Take the lines from the one with "Clone this chart in matplotlib." through the one with "plt.rcParams['mathtext.bfit'] = 'Liberation", both ends kept, and reproduce them exactly without the pictures.
---+---
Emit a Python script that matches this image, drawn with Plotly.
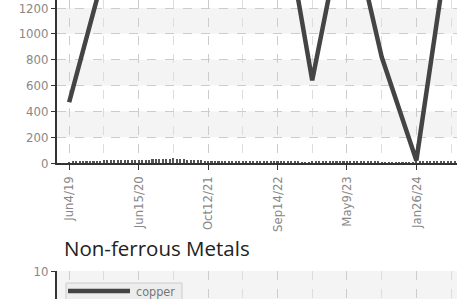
import plotly.graph_objects as go

# ---- data ----
tick_labels = ["Jun4/19", "Jun15/20", "Oct12/21", "Sep14/22", "May9/23", "Jan26/24"]
tick_index = [0, 20, 40, 60, 80, 100]

main_index = [0, 10, 20, 30, 40, 50, 60, 70, 80, 90, 100, 110]
main_values = [470, 1470, 1650, 1750, 1800, 1900, 2190, 640, 1990, 822, 20, 1840]

small_values = [7, 8, 8, 9, 8, 8, 9, 9, 8, 9,
                20, 21, 22, 22, 23, 22, 22, 23, 23, 22, 22, 23, 23, 24,
                30, 32, 33, 34, 33, 34, 35, 34, 33, 33,
                25, 24, 23, 22, 20, 18,
                14, 13, 12, 12, 12, 11, 12, 12, 11, 12, 12, 11, 12, 12, 12, 13, 12, 12, 14, 18,
                15, 11, 10, 9, 9, 8, 8,
                5, 4, 5,
                10, 11, 12, 12, 12, 12, 12, 12, 12, 12, 12, 12, 12, 12, 12, 12, 12, 12, 11, 8,
                6, 5, 5, 5, 5, 5, 5, 5, 6, 6,
                8, 10, 11, 12, 12, 12, 12, 13, 13, 14, 15, 15]
small_index = list(range(len(small_values)))

copper_index = [0, 20, 40, 60, 80, 100, 110]
copper_values = [6.0, 6.5, 7.5, 7.0, 7.2, 7.6, 7.8]
legend_name = "copper"

W, H = 457, 299
ML = 57
PW = W - ML
top_px = 163      # bottom of top plot
bot_top_px = 271  # top of bottom plot


def px(wx):  # window x -> paper x
    return (wx - ML) / PW


def py(wy):  # window y -> paper y
    return 1 - wy / H


narrow = "DejaVu Sans Condensed, Liberation Sans Narrow, Arial Narrow, Roboto Condensed, sans-serif"
tick_font = dict(family=narrow, size=13, color="#888")

fig = go.Figure()
fig.add_trace(go.Bar(x=small_index, y=small_values, width=0.6,
                     marker=dict(color="#555", line=dict(width=0)),
                     showlegend=False, xaxis="x", yaxis="y"))
fig.add_trace(go.Scatter(x=main_index, y=main_values, mode="lines",
                         line=dict(color="#444", width=4.5), showlegend=False,
                         xaxis="x", yaxis="y"))
fig.add_trace(go.Scatter(x=copper_index, y=copper_values, mode="lines", name=legend_name,
                         line=dict(color="#444", width=4.5), showlegend=False,
                         xaxis="x2", yaxis="y2"))

xr = [-3.5, 111.7]
common_x = dict(range=xr, tickmode="array", tickvals=tick_index, ticktext=tick_labels,
                tickangle=-90, ticks="outside", ticklen=5, tickcolor="#333",
                ticklabelstandoff=1,
                showgrid=True, gridcolor="#ccc", griddash="dash", gridwidth=1,
                minor=dict(tick0=0, dtick=10, showgrid=True, gridcolor="#ddd", griddash="dash"),
                zeroline=False, tickfont=tick_font, automargin=False)

fig.update_layout(
    width=W, height=H,
    margin=dict(l=ML, r=0, t=0, b=0),
    plot_bgcolor="white", paper_bgcolor="white",
    bargap=0,
    showlegend=False,
    xaxis=dict(**common_x, showline=True, linecolor="#333", linewidth=2, anchor="y"),
    yaxis=dict(domain=[1 - top_px / H, 1], range=[0, 1262], dtick=200,
               showline=True, linecolor="#333", linewidth=2,
               ticks="outside", ticklen=4, tickcolor="#333",
               showgrid=True, gridcolor="#ccc", griddash="dash",
               zeroline=False, tickfont=tick_font, anchor="x", automargin=False),
    xaxis2=dict(**common_x, showline=False, showticklabels=False, anchor="y2"),
    yaxis2=dict(domain=[0, 1 - bot_top_px / H], range=[8.6, 10.001], dtick=2,
                showline=True, linecolor="#333", linewidth=2,
                ticks="outside", ticklen=4, tickcolor="#333",
                showgrid=True, gridcolor="#ccc", griddash="dash",
                zeroline=False, tickfont=tick_font, anchor="x2", automargin=False),
    shapes=[
        dict(type="rect", xref="x domain", yref="y", x0=0, x1=1, y0=y0, y1=y0 + 200,
             fillcolor="#f4f4f4", line=dict(width=0), layer="below")
        for y0 in [200, 600, 1000]
    ] + [
        dict(type="rect", xref="x2 domain", yref="y2", x0=0, x1=1, y0=8.6, y1=10,
             fillcolor="#f4f4f4", line=dict(width=0), layer="below"),
        # legend box
        dict(type="rect", xref="paper", yref="paper", x0=px(66), x1=px(182), y0=py(283), y1=py(312),
             fillcolor="#ededed", line=dict(color="#ccc", width=1), layer="above"),
        dict(type="line", xref="paper", yref="paper", x0=px(68), x1=px(130), y0=py(291), y1=py(291),
             line=dict(color="#444", width=4.5), layer="above"),
    ],
    annotations=[
        dict(text="Non-ferrous Metals", xref="paper", yref="paper",
             x=px(62), y=py(248), xanchor="left", yanchor="middle", showarrow=False,
             font=dict(family="Open Sans, DejaVu Sans, sans-serif", size=20.5, color="#222")),
        dict(text=legend_name, xref="paper", yref="paper",
             x=px(134), y=py(291), xanchor="left", yanchor="middle", showarrow=False,
             font=dict(family=narrow, size=12.5, color="#777")),
    ],
)

fig.write_html("out.html",
               config={"displayModeBar": False},
               post_script="document.body.style.margin='0';document.body.style.overflow='hidden';")
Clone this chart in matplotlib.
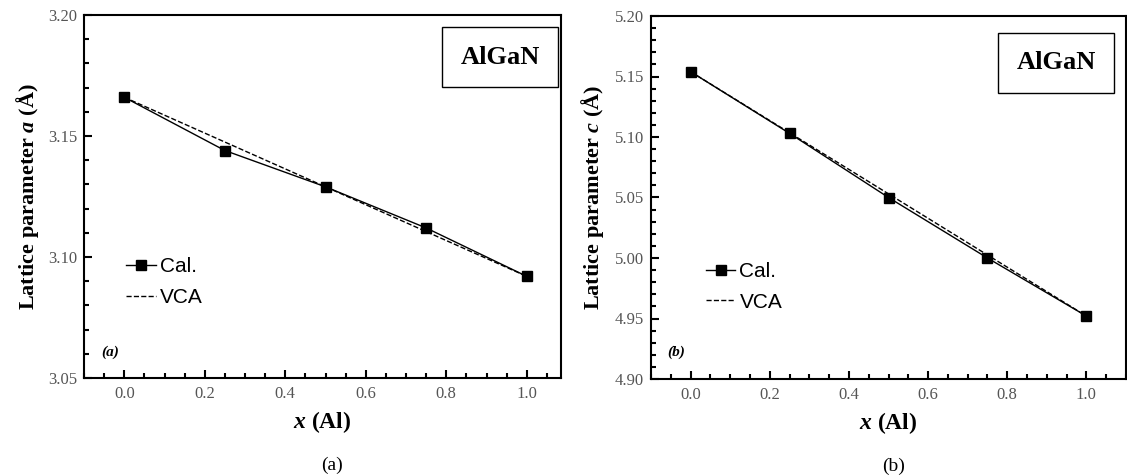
import matplotlib
matplotlib.use("Agg")
import matplotlib.pyplot as plt
from matplotlib.ticker import MultipleLocator

plt.rcParams['mathtext.fontset'] = 'custom'
plt.rcParams['mathtext.rm'] = 'Liberation Serif'
plt.rcParams['mathtext.it'] = 'Liberation Serif:italic'
plt.rcParams['mathtext.bf'] = 'Liberation Serif:bold'
plt.rcParams['mathtext.bfit'] = 'Liberation Serif:italic:bold'

x_al = [0.0, 0.25, 0.5, 0.75, 1.0]
a_cal = [3.166, 3.144, 3.129, 3.112, 3.092]
a_vca = [3.166, 3.1475, 3.129, 3.1105, 3.092]
c_cal = [5.154, 5.103, 5.050, 5.000, 4.952]
c_vca = [5.154, 5.1035, 5.053, 5.0025, 4.952]

serif = 'Liberation Serif'
sans = 'Liberation Sans'
tick_color = '#555555'

W, H = 1127, 476
fig = plt.figure(figsize=(W / 100, H / 100), dpi=100)

def px_axes(l, t, r, b):
    return [l / W, 1 - b / H, (r - l) / W, (b - t) / H]

ax1 = fig.add_axes(px_axes(84, 15, 561, 378))
ax2 = fig.add_axes(px_axes(651, 16, 1126, 379))

panels = [
    (ax1, a_cal, a_vca, (3.05, 3.20), (-0.1, 1.085), r'Lattice parameter $\mathbfit{a}$ (Å)', '(a)',
     (0.872, 0.884), (0.089, 0.332), (0.055, 0.07), -0.09),
    (ax2, c_cal, c_vca, (4.90, 5.20), (-0.1, 1.1), r'Lattice parameter $\mathbfit{c}$ (Å)', '(b)',
     (0.853, 0.871), (0.116, 0.322), (0.053, 0.075), -0.094),
]

for ax, cal, vca, ylim, xlim, ylab, tag, boxpos, legpos, tagpos, ylx in panels:
    ax.plot(x_al, cal, '-', color='black', lw=1.0, marker='s', ms=7.5, label='Cal.')
    ax.plot(x_al, vca, '--', color='black', lw=1.0, label='VCA')
    ax.set_xlim(*xlim)
    ax.set_ylim(*ylim)
    ax.xaxis.set_major_locator(MultipleLocator(0.2))
    ax.xaxis.set_minor_locator(MultipleLocator(0.05))
    ax.yaxis.set_major_locator(MultipleLocator(0.05))
    ax.yaxis.set_minor_locator(MultipleLocator(0.01))
    ax.tick_params(which='both', direction='in', top=False, right=False, width=1.5, color='black')
    ax.tick_params(which='major', length=6, labelsize=12, labelcolor=tick_color)
    ax.tick_params(axis='x', which='major', pad=6)
    ax.tick_params(axis='y', which='major', pad=5)
    ax.tick_params(which='minor', length=3.5)
    ax.yaxis.set_major_formatter(plt.FuncFormatter(lambda v, p: f'{v:.2f}'))
    ax.xaxis.set_major_formatter(plt.FuncFormatter(lambda v, p: f'{v:.1f}'))
    for lab in ax.get_xticklabels() + ax.get_yticklabels():
        lab.set_fontfamily(serif)
    for sp in ax.spines.values():
        sp.set_linewidth(1.5)
    ax.set_ylabel(ylab, fontfamily=serif, fontweight='bold', fontsize=16)
    ax.yaxis.set_label_coords(ylx, 0.5)
    ax.set_xlabel(r'$\mathbfit{x}$ (Al)', fontfamily=serif, fontweight='bold', fontsize=17)
    ax.xaxis.set_label_coords(0.5, -0.085)
    ax.text(boxpos[0], boxpos[1], 'AlGaN', transform=ax.transAxes, ha='center', va='center',
            fontfamily=serif, fontweight='bold', fontsize=19,
            bbox=dict(boxstyle='square,pad=0.7', fc='white', ec='black', lw=1.0))
    ax.text(tagpos[0], tagpos[1], tag, transform=ax.transAxes, ha='center', va='center',
            fontfamily=serif, fontweight='bold', style='italic', fontsize=11)
    ax.legend(loc='upper left', bbox_to_anchor=legpos, frameon=False, borderpad=0,
              borderaxespad=0, handlelength=1.4, handletextpad=0.2, labelspacing=0.55,
              prop={'family': sans, 'size': 15})

fig.text(0.295, 0.023, '(a)', ha='center', va='center', fontfamily=serif, fontsize=14)
fig.text(0.793, 0.021, '(b)', ha='center', va='center', fontfamily=serif, fontsize=14)

fig.savefig('out.png', dpi=100)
---+---
## Complete answer
Clone this chart in matplotlib.
import matplotlib
matplotlib.use("Agg")
import matplotlib.pyplot as plt
from matplotlib.ticker import MultipleLocator

plt.rcParams['mathtext.fontset'] = 'custom'
plt.rcParams['mathtext.rm'] = 'Liberation Serif'
plt.rcParams['mathtext.it'] = 'Liberation Serif:italic'
plt.rcParams['mathtext.bf'] = 'Liberation Serif:bold'
plt.rcParams['mathtext.bfit'] = 'Liberation Serif:italic:bold'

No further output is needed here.